Tuesday, November 14, 2017 - 2:30pm

Abstract:

Quantum computing holds the promise of providing an exponential speedup for several computational tasks. Quantum repeaters could allow long-distance entanglement generation which can, in turn, enable distributed quantum computation, secure communication, and precision sensing. However, building a useful quantum computer or quantum repeater using currently known architectures is beyond current experimental capabilities. Photon-mediated quantum information processing may be a path to realizing such devices because of the scalability offered by recent advances in integrated photonics and the natural role of photons as information carriers. Furthermore, photonic qubits do not suffer from decoherence, unlike ion-trap and superconducting qubits. On the other hand, photonic architectures must often contend with other non-idealities like photon loss and the probabilistic nature of linear optics. The resource requirements for building an all-optical quantum repeater capable of beating the repeaterless bound, using multiplexing based creation of photonic cluster states, are studied. We find several improvements which reduce the resource requirements by five orders of magnitude. We then analyze a one-way" repeater based on the quantum parity code which reduces the resource requirements by another order of magnitude.
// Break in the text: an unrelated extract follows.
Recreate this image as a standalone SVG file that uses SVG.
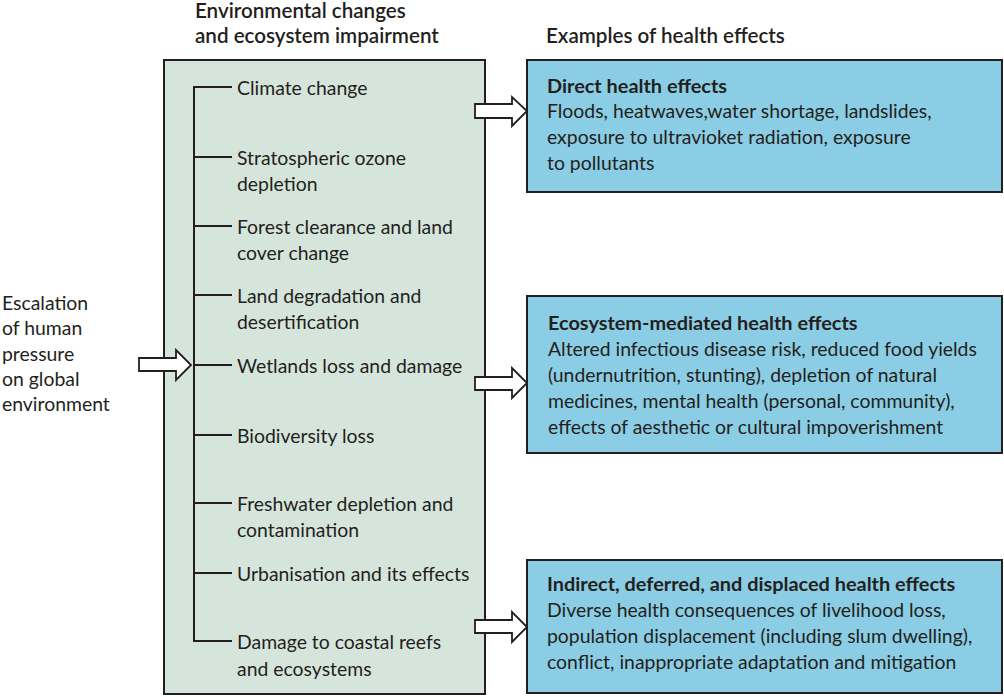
<svg xmlns="http://www.w3.org/2000/svg" width="1004" height="697" viewBox="0 0 1004 697">
<style>
text{font-family:Lato,"Open Sans","Liberation Sans",sans-serif;font-size:19.4px;fill:#231f20}
.h{font-weight:600;font-size:20.6px}
.b{font-weight:bold;font-size:19.9px}
.box{stroke:#231f20;stroke-width:2}
.green{fill:#d6e5dc}
.blue{fill:#8bcde4}
.arrow{fill:#ffffff;stroke:#231f20;stroke-width:1.8;stroke-linejoin:miter}
.tree{fill:none;stroke:#231f20;stroke-width:2}
</style>
<rect width="1004" height="697" fill="#ffffff"/>
<g id="headings">
<text class="h" x="195" y="18">Environmental changes</text>
<text class="h" x="195" y="43">and ecosystem impairment</text>
<text class="h" x="546" y="43">Examples of health effects</text>
</g>
<g id="pressure">
<text x="2" y="310">Escalation</text>
<text x="2" y="335">of human</text>
<text x="2" y="361">pressure</text>
<text x="2" y="386">on global</text>
<text x="2" y="411">environment</text>
</g>
<g id="env-box">
<rect class="box green" x="164" y="60" width="321" height="634"/>
<text x="237" y="95">Climate change</text>
<text x="237" y="165">Stratospheric ozone</text>
<text x="237" y="191">depletion</text>
<text x="237" y="234">Forest clearance and land</text>
<text x="237" y="260">cover change</text>
<text x="237" y="303">Land degradation and</text>
<text x="237" y="329">desertification</text>
<text x="237" y="373">Wetlands loss and damage</text>
<text x="237" y="443">Biodiversity loss</text>
<text x="237" y="511">Freshwater depletion and</text>
<text x="237" y="537">contamination</text>
<text x="237" y="581">Urbanisation and its effects</text>
<text x="237" y="649">Damage to coastal reefs</text>
<text x="237" y="676">and ecosystems</text>
</g>
<g id="direct">
<rect class="box blue" x="527" y="60" width="475" height="132"/>
<text class="b" x="547" y="93">Direct health effects</text>
<text x="547" y="118">Floods, heatwaves,water shortage, landslides,</text>
<text x="547" y="144">exposure to ultravioket radiation, exposure</text>
<text x="547" y="170">to pollutants</text>
</g>
<g id="ecosystem">
<rect class="box blue" x="527" y="296" width="475" height="157"/>
<text class="b" x="548" y="330">Ecosystem-mediated health effects</text>
<text x="548" y="356">Altered infectious disease risk, reduced food yields</text>
<text x="548" y="382">(undernutrition, stunting), depletion of natural</text>
<text x="548" y="408">medicines, mental health (personal, community),</text>
<text x="548" y="434">effects of aesthetic or cultural impoverishment</text>
</g>
<g id="indirect">
<rect class="box blue" x="527" y="560" width="475" height="133"/>
<text class="b" x="547" y="591">Indirect, deferred, and displaced health effects</text>
<text x="547" y="617">Diverse health consequences of livelihood loss,</text>
<text x="547" y="643">population displacement (including slum dwelling),</text>
<text x="547" y="669">conflict, inappropriate adaptation and mitigation</text>
</g>
<g id="connectors">
<path class="tree" d="M232,87H194V641H232M194,157H232M194,226H232M194,295H232M194,365H232M194,435H232M194,503H232M194,573H232"/>
<polygon class="arrow" points="139,358 176,358 176,350 191,365 176,380 176,371 139,371"/>
<polygon class="arrow" points="475,104 512,104 512,97 527,111 512,126 512,118 475,118"/>
<polygon class="arrow" points="475,377 512,377 512,368 527,383 512,398 512,390 475,390"/>
<polygon class="arrow" points="475,620 512,620 512,612 527,627 512,642 512,633 475,633"/>
</g>
</svg>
In order to further reduce the resource requirements, ideas from percolation theory can be used to create resource states for universal quantum computing from 3-photon GHZ states without feed-forward. We develop a new framework for studying such percolation-based creation of photonic clusters which is used to find better lattices and find the the limits of such an approach. We use a similar idea to develop an architecture for cluster state creation in a system of atomic memories connected via photonic links, with an analysis focussed on nitrogen vacancy (NV) centers in diamond. Finally, we develop an entanglement routing protocols for quantum networks in which every node only needs to perform entanglement swaps.